Given request
Below is a listing; reproduce each line of it exactly.

Available data

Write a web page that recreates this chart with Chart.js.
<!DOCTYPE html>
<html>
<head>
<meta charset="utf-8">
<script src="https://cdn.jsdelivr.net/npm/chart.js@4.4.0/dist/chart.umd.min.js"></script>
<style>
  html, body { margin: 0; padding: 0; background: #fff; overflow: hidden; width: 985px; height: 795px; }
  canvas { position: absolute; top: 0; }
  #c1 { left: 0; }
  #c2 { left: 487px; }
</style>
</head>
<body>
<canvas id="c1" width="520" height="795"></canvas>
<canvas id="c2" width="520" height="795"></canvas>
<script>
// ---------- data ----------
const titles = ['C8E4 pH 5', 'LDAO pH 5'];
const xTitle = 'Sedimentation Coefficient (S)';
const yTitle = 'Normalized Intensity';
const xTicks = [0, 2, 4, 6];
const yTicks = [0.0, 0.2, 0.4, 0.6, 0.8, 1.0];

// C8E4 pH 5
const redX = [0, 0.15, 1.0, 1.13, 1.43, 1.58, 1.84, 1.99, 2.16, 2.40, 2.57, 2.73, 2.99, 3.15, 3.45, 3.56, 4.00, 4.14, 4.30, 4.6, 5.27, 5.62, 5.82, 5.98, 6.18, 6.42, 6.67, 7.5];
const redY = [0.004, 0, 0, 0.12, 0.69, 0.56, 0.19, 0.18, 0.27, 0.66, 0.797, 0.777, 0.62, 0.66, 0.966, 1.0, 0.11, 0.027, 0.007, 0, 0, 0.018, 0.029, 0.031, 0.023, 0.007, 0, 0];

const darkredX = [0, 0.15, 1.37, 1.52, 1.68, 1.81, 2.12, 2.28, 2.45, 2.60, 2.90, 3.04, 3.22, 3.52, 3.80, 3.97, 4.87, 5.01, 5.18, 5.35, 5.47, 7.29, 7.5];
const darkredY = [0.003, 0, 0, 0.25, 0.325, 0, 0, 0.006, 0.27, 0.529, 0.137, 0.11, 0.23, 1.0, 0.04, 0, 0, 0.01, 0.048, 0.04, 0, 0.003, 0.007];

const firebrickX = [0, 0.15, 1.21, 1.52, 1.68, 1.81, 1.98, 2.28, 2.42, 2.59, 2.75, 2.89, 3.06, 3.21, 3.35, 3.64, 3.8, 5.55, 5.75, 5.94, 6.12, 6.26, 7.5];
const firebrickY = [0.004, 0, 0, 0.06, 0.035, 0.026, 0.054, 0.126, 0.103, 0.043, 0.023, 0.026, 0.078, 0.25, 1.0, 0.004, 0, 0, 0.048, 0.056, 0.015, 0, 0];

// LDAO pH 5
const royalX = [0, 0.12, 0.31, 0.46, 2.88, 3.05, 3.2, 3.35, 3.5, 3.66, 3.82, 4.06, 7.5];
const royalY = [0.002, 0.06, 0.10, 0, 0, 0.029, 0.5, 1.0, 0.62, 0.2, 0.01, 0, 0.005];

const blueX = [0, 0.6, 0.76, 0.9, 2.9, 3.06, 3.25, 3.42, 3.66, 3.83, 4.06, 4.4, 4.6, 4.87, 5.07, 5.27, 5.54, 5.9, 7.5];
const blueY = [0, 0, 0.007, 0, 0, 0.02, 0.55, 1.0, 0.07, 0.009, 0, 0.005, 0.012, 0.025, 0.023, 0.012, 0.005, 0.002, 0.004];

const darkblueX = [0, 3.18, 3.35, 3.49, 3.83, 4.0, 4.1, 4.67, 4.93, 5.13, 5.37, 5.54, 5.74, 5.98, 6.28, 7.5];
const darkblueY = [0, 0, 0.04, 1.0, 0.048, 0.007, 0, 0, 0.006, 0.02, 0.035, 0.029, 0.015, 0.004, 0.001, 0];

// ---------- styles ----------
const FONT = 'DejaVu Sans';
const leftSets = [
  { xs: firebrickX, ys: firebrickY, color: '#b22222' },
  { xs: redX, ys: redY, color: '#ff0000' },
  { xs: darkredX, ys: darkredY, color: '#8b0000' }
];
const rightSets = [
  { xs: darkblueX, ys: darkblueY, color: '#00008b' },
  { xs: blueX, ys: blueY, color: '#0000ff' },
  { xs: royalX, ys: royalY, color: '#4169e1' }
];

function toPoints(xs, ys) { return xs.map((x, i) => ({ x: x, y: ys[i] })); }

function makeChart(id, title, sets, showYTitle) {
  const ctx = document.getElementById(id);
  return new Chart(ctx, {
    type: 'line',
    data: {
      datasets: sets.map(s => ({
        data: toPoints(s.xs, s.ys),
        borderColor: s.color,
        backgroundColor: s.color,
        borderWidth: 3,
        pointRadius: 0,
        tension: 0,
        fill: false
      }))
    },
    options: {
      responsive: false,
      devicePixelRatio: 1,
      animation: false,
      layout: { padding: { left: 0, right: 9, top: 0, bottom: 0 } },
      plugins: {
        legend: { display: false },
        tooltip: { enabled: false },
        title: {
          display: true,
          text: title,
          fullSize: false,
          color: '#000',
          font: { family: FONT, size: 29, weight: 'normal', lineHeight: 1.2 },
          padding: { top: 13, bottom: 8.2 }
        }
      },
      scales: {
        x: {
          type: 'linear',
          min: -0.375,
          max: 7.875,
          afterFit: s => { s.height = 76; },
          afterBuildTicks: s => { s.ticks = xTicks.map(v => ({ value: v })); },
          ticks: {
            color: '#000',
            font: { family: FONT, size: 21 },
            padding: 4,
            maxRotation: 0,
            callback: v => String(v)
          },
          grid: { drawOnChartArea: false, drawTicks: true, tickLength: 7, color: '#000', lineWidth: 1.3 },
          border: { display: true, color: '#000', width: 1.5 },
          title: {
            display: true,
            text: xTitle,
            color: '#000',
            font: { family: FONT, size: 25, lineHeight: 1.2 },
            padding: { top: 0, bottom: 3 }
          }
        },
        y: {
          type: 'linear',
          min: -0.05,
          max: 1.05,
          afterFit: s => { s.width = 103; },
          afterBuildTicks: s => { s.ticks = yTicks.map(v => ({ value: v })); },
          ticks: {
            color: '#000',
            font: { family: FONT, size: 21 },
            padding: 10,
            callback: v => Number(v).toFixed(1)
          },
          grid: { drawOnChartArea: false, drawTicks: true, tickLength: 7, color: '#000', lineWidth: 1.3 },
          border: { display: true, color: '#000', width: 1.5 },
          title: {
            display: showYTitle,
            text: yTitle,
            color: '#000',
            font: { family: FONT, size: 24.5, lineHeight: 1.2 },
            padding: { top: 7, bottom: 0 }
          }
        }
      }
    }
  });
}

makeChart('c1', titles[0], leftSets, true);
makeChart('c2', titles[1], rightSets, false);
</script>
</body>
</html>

Completed exercise
Write a web page that recreates this chart with Chart.js.
<!DOCTYPE html>
<html>
<head>
<meta charset="utf-8">
<script src="https://cdn.jsdelivr.net/npm/chart.js@4.4.0/dist/chart.umd.min.js"></script>
<style>
  html, body { margin: 0; padding: 0; background: #fff; overflow: hidden; width: 985px; height: 795px; }
  canvas { position: absolute; top: 0; }
  #c1 { left: 0; }
  #c2 { left: 487px; }
</style>
</head>
<body>
<canvas id="c1" width="520" height="795"></canvas>
<canvas id="c2" width="520" height="795"></canvas>
<script>
// ---------- data ----------
const titles = ['C8E4 pH 5', 'LDAO pH 5'];
const xTitle = 'Sedimentation Coefficient (S)';
const yTitle = 'Normalized Intensity';
const xTicks = [0, 2, 4, 6];
const yTicks = [0.0, 0.2, 0.4, 0.6, 0.8, 1.0];

// C8E4 pH 5
const redX = [0, 0.15, 1.0, 1.13, 1.43, 1.58, 1.84, 1.99, 2.16, 2.40, 2.57, 2.73, 2.99, 3.15, 3.45, 3.56, 4.00, 4.14, 4.30, 4.6, 5.27, 5.62, 5.82, 5.98, 6.18, 6.42, 6.67, 7.5];
const redY = [0.004, 0, 0, 0.12, 0.69, 0.56, 0.19, 0.18, 0.27, 0.66, 0.797, 0.777, 0.62, 0.66, 0.966, 1.0, 0.11, 0.027, 0.007, 0, 0, 0.018, 0.029, 0.031, 0.023, 0.007, 0, 0];

const darkredX = [0, 0.15, 1.37, 1.52, 1.68, 1.81, 2.12, 2.28, 2.45, 2.60, 2.90, 3.04, 3.22, 3.52, 3.80, 3.97, 4.87, 5.01, 5.18, 5.35, 5.47, 7.29, 7.5];
const darkredY = [0.003, 0, 0, 0.25, 0.325, 0, 0, 0.006, 0.27, 0.529, 0.137, 0.11, 0.23, 1.0, 0.04, 0, 0, 0.01, 0.048, 0.04, 0, 0.003, 0.007];

const firebrickX = [0, 0.15, 1.21, 1.52, 1.68, 1.81, 1.98, 2.28, 2.42, 2.59, 2.75, 2.89, 3.06, 3.21, 3.35, 3.64, 3.8, 5.55, 5.75, 5.94, 6.12, 6.26, 7.5];
const firebrickY = [0.004, 0, 0, 0.06, 0.035, 0.026, 0.054, 0.126, 0.103, 0.043, 0.023, 0.026, 0.078, 0.25, 1.0, 0.004, 0, 0, 0.048, 0.056, 0.015, 0, 0];

// LDAO pH 5
const royalX = [0, 0.12, 0.31, 0.46, 2.88, 3.05, 3.2, 3.35, 3.5, 3.66, 3.82, 4.06, 7.5];
const royalY = [0.002, 0.06, 0.10, 0, 0, 0.029, 0.5, 1.0, 0.62, 0.2, 0.01, 0, 0.005];

const blueX = [0, 0.6, 0.76, 0.9, 2.9, 3.06, 3.25, 3.42, 3.66, 3.83, 4.06, 4.4, 4.6, 4.87, 5.07, 5.27, 5.54, 5.9, 7.5];
const blueY = [0, 0, 0.007, 0, 0, 0.02, 0.55, 1.0, 0.07, 0.009, 0, 0.005, 0.012, 0.025, 0.023, 0.012, 0.005, 0.002, 0.004];

const darkblueX = [0, 3.18, 3.35, 3.49, 3.83, 4.0, 4.1, 4.67, 4.93, 5.13, 5.37, 5.54, 5.74, 5.98, 6.28, 7.5];
const darkblueY = [0, 0, 0.04, 1.0, 0.048, 0.007, 0, 0, 0.006, 0.02, 0.035, 0.029, 0.015, 0.004, 0.001, 0];

// ---------- styles ----------
const FONT = 'DejaVu Sans';
const leftSets = [
  { xs: firebrickX, ys: firebrickY, color: '#b22222' },
  { xs: redX, ys: redY, color: '#ff0000' },
  { xs: darkredX, ys: darkredY, color: '#8b0000' }
];
const rightSets = [
  { xs: darkblueX, ys: darkblueY, color: '#00008b' },
  { xs: blueX, ys: blueY, color: '#0000ff' },
  { xs: royalX, ys: royalY, color: '#4169e1' }
];

function toPoints(xs, ys) { return xs.map((x, i) => ({ x: x, y: ys[i] })); }

function makeChart(id, title, sets, showYTitle) {
  const ctx = document.getElementById(id);
  return new Chart(ctx, {
    type: 'line',
    data: {
      datasets: sets.map(s => ({
        data: toPoints(s.xs, s.ys),
        borderColor: s.color,
        backgroundColor: s.color,
        borderWidth: 3,
        pointRadius: 0,
        tension: 0,
        fill: false
      }))
    },
    options: {
      responsive: false,
      devicePixelRatio: 1,
      animation: false,
      layout: { padding: { left: 0, right: 9, top: 0, bottom: 0 } },
      plugins: {
        legend: { display: false },
        tooltip: { enabled: false },
        title: {
          display: true,
          text: title,
          fullSize: false,
          color: '#000',
          font: { family: FONT, size: 29, weight: 'normal', lineHeight: 1.2 },
          padding: { top: 13, bottom: 8.2 }
        }
      },
      scales: {
        x: {
          type: 'linear',
          min: -0.375,
          max: 7.875,
          afterFit: s => { s.height = 76; },
          afterBuildTicks: s => { s.ticks = xTicks.map(v => ({ value: v })); },
          ticks: {
            color: '#000',
            font: { family: FONT, size: 21 },
            padding: 4,
            maxRotation: 0,
            callback: v => String(v)
          },
          grid: { drawOnChartArea: false, drawTicks: true, tickLength: 7, color: '#000', lineWidth: 1.3 },
          border: { display: true, color: '#000', width: 1.5 },
          title: {
            display: true,
            text: xTitle,
            color: '#000',
            font: { family: FONT, size: 25, lineHeight: 1.2 },
            padding: { top: 0, bottom: 3 }
          }
        },
        y: {
          type: 'linear',
          min: -0.05,
          max: 1.05,
          afterFit: s => { s.width = 103; },
          afterBuildTicks: s => { s.ticks = yTicks.map(v => ({ value: v })); },
          ticks: {
            color: '#000',
            font: { family: FONT, size: 21 },
            padding: 10,
            callback: v => Number(v).toFixed(1)
          },
          grid: { drawOnChartArea: false, drawTicks: true, tickLength: 7, color: '#000', lineWidth: 1.3 },
          border: { display: true, color: '#000', width: 1.5 },
          title: {
            display: showYTitle,
            text: yTitle,
            color: '#000',
            font: { family: FONT, size: 24.5, lineHeight: 1.2 },
            padding: { top: 7, bottom: 0 }
          }
        }
      }
    }
  });
}

makeChart('c1', titles[0], leftSets, true);
makeChart('c2', titles[1], rightSets, false);
</script>
</body>
</html>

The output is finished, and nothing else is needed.